I am about to go to the post office to mail some of my stuff 'home'. Working at the bookstore means that I now have a collection of books I have not yet read but of course plan to read before who knows when. Literally I have 20 or so new novels lying around. I have read about 4 of them completely. My mom is eager for me to start sending my things home, but I've slacked on that.
This moving shit is no fun. Yesterday my co-worker (and friend) walked me half way home, and I realized as we strolled down the street, that I never want to leave this place. In between our conversation about Heroes and the nickname I have been given at work (Penny. From Inspector Gadget), I was consumed by dread. That once again I have to leave a place just at the moment when things are looking up. And all I could think about on the way home was that I don't want to leave. Not now anyway. For once, my life is not perfect but it isn't completely horrible. I am creating something here. I have started construction on my life and I don't want to leave right when the foundation is being put up.
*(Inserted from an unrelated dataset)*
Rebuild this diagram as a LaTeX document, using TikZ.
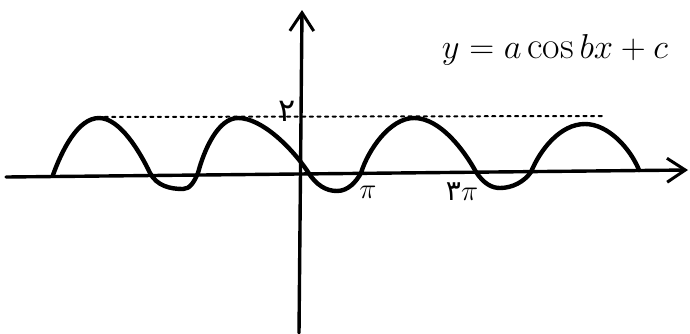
\documentclass[tikz,border=0pt]{standalone}
\usepackage{fontspec}
\usepackage{amsmath}
\usetikzlibrary{arrows.meta}
\newfontfamily\arabicfont[Script=Arabic]{DejaVu Sans}
\tikzset{
  every picture/.append style={line cap=round,line join=round},
  trig axis/.style={line width=1.7pt,-{Straight Barb[length=3.2mm,width=4.2mm,line width=1.5pt]}},
  trig curve/.style={line width=2.2pt},
  trig level/.style={line width=1pt,dash pattern=on 1.6pt off 2.2pt},
  trig note/.style={font=\fontsize{14}{16}\selectfont,inner sep=0pt}
}

\begin{document}
\begin{tikzpicture}[x=0.5pt,y=-0.5pt]
\useasboundingbox (0,0) rectangle (690,333);
% axes
\coordinate (xl) at (6,177);
\coordinate (xr) at (688,170);
\coordinate (yb) at (299,333);
\coordinate (yt) at (302,10);
\draw[trig axis] (xl) -- (xr);
\draw[trig axis] (yb) -- (yt);
% maximum level
\coordinate (ml) at (97,117);
\coordinate (mr) at (604,116);
\draw[trig level] (ml) -- (mr);
% graph
\draw[trig curve] (53,175)
  .. controls (62,150) and (78,118) .. (99,118)
  .. controls (120,118) and (140,152) .. (150,173)
  .. controls (157,186) and (170,189) .. (183,189)
  .. controls (190,189) and (194,182) .. (198,173)
  .. controls (204,150) and (218,118) .. (238,118)
  .. controls (262,118) and (292,148) .. (308,172)
  .. controls (316,185) and (326,191) .. (337,191)
  .. controls (348,191) and (356,182) .. (361,173)
  .. controls (368,150) and (390,118) .. (414,118)
  .. controls (440,118) and (464,150) .. (476,172)
  .. controls (484,184) and (492,188) .. (500,188)
  .. controls (512,188) and (524,182) .. (531,172)
  .. controls (540,150) and (560,124) .. (585,124)
  .. controls (608,124) and (630,148) .. (639,170);
% labels
\node[trig note,font=\fontsize{16}{18}\selectfont] (two) at (287,111) {\arabicfont ۲};
\node[trig note] (pi) at (368,192) {$\pi$};
\node[trig note] (tpi) at (462,192) {{\arabicfont ۳}$\pi$};
\node[trig note,font=\fontsize{19}{22}\selectfont] (eq) at (555,50) {$y=a\cos bx+c$};
\end{tikzpicture}
\end{document}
I don't know what to think about being home for 6 weeks. I am happy to go but not all too thrilled because I know while I am there I will want to escape back to my life here. And I am hoping that not too much changes when I come back. I want to start off right where I left with no major setbacks and roadblocks. Because in all honesty that's what happens when you leave. You come back and nothing was the way you left it, and you have to figure out where you left off.
I am desperately going to miss being here. I am going to miss my friends and even my job. I am going to miss feeling like things are going in my favor for once. I am going to miss my life, the life I don't completely hate.